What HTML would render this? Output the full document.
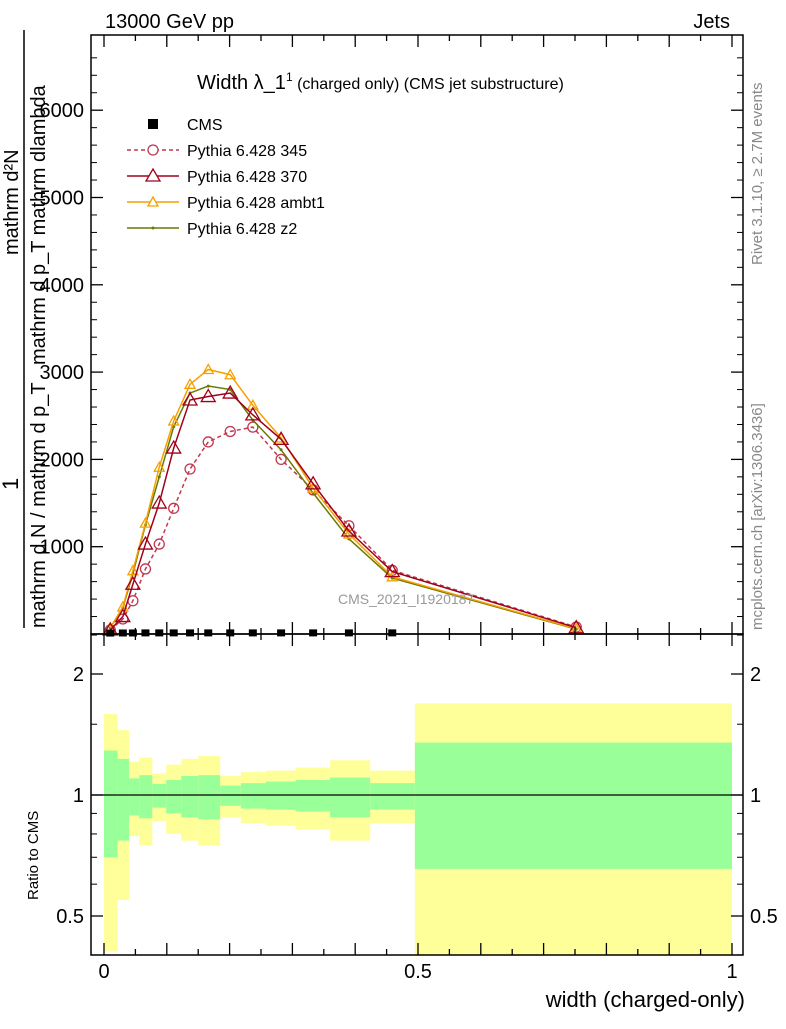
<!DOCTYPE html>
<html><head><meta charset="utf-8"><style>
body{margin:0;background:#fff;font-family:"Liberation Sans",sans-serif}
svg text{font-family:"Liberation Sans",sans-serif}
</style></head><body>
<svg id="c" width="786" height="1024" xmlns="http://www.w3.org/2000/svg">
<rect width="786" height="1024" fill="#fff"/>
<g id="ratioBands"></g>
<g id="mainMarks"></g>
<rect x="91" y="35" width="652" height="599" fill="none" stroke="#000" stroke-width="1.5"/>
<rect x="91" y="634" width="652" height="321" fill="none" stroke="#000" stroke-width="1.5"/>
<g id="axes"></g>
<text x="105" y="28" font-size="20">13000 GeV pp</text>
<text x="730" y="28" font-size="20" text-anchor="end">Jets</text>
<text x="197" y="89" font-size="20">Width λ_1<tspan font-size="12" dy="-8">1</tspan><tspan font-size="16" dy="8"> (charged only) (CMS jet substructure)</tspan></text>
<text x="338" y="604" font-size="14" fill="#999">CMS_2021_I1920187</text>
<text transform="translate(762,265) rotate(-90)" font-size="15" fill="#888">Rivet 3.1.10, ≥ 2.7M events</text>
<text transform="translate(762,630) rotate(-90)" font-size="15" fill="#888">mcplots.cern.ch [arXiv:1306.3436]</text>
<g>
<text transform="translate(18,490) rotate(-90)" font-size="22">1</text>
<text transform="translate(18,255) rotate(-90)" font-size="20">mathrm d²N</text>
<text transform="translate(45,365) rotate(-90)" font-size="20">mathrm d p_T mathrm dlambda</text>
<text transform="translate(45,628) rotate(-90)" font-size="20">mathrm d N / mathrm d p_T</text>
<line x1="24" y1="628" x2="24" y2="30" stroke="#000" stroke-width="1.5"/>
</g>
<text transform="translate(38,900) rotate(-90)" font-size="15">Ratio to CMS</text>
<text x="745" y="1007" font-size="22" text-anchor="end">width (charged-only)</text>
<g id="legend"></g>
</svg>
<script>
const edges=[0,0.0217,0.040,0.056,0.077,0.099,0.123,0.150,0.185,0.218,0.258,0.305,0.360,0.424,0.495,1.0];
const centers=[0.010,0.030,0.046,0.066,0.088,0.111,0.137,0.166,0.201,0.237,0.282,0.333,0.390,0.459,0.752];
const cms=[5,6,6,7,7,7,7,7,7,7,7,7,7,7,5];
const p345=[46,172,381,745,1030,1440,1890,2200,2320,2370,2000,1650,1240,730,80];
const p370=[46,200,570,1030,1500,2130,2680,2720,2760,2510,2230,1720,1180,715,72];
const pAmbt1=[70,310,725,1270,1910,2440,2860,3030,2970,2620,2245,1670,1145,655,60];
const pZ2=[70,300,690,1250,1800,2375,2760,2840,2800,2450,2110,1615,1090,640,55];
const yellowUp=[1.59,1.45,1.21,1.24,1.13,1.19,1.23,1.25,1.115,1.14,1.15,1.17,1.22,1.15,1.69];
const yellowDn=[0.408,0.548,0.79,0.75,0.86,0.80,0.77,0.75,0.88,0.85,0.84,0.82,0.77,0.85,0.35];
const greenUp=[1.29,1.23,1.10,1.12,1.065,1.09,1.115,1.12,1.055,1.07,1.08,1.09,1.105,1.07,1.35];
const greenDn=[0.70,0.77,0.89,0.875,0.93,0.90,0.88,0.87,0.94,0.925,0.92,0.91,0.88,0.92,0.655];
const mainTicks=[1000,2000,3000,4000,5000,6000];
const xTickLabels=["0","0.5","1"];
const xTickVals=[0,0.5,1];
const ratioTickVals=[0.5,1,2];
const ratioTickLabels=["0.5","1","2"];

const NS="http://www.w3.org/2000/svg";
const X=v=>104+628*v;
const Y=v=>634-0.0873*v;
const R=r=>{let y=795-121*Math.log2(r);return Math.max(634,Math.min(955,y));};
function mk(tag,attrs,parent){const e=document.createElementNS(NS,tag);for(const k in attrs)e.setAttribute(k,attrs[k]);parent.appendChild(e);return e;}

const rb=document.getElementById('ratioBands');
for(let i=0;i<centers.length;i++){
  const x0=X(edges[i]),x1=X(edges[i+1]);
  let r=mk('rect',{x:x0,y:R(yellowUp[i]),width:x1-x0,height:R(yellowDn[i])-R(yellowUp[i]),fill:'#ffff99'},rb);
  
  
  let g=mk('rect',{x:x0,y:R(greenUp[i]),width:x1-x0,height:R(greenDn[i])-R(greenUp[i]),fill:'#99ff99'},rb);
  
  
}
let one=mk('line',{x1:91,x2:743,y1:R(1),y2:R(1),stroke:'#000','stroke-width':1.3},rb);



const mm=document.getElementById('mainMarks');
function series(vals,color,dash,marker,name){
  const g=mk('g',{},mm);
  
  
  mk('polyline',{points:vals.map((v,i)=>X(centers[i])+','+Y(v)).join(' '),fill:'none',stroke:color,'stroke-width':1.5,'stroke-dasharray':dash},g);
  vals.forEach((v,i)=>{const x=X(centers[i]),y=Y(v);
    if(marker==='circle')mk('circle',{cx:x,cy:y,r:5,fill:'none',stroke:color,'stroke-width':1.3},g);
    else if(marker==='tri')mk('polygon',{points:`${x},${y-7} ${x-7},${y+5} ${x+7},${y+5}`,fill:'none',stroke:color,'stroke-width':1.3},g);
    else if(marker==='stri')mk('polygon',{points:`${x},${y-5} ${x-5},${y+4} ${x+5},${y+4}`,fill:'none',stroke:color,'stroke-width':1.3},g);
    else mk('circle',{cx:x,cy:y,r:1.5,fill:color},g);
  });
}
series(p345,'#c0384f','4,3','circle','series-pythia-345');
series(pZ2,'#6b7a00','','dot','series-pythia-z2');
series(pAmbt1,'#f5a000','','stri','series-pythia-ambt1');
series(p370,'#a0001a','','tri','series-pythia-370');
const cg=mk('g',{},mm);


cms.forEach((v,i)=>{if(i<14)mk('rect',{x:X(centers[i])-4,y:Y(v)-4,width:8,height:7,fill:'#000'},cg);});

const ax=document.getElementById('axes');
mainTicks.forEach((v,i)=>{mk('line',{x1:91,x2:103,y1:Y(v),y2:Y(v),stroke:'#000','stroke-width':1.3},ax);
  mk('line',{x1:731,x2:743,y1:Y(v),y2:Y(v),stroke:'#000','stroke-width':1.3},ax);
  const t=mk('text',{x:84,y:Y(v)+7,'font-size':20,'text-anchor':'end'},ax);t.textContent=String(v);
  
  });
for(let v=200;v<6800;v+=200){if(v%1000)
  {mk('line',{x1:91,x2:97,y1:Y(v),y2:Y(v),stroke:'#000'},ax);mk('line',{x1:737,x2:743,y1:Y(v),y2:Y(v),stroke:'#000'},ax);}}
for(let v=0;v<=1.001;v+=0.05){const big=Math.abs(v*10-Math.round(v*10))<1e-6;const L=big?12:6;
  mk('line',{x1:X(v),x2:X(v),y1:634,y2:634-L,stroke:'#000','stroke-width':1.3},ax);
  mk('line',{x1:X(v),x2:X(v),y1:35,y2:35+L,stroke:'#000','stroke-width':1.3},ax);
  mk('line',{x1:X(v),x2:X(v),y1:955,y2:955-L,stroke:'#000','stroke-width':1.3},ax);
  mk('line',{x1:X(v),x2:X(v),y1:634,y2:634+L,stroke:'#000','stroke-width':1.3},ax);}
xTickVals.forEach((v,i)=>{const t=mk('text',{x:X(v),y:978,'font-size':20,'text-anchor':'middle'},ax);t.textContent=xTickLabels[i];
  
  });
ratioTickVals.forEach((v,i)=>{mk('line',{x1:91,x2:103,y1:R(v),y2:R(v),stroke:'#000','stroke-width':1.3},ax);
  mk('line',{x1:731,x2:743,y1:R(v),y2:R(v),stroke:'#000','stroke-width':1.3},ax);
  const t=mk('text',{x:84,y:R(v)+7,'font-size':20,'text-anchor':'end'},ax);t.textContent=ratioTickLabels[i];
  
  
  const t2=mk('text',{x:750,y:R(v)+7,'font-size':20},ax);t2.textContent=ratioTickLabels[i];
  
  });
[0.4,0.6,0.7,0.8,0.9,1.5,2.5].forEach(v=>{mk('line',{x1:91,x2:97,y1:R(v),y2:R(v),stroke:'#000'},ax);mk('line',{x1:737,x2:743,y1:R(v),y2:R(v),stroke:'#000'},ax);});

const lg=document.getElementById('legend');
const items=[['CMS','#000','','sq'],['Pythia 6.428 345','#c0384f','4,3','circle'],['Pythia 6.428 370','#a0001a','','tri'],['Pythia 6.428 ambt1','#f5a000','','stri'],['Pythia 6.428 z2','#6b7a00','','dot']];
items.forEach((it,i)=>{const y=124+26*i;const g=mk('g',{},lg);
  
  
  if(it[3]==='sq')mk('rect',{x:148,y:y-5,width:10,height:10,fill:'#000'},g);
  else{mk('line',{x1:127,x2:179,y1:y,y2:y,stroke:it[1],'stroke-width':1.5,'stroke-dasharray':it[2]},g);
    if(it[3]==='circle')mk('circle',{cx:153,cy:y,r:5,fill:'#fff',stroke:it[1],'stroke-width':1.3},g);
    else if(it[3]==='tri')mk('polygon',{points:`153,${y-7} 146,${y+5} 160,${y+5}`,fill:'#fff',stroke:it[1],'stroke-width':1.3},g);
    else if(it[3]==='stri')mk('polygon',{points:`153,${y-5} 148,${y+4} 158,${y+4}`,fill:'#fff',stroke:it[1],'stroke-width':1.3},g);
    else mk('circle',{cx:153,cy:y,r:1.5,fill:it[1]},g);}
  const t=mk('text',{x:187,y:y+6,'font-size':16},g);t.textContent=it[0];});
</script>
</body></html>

- [What is required]
Gather and copy every line of the data in which the string "document" is found.

- [Solved problem]
What HTML would render this? Output the full document.
function mk(tag,attrs,parent){const e=document.createElementNS(NS,tag);for(const k in attrs)e.setAttribute(k,attrs[k]);parent.appendChild(e);return e;}
const rb=document.getElementById('ratioBands');
const mm=document.getElementById('mainMarks');
const ax=document.getElementById('axes');
const lg=document.getElementById('legend');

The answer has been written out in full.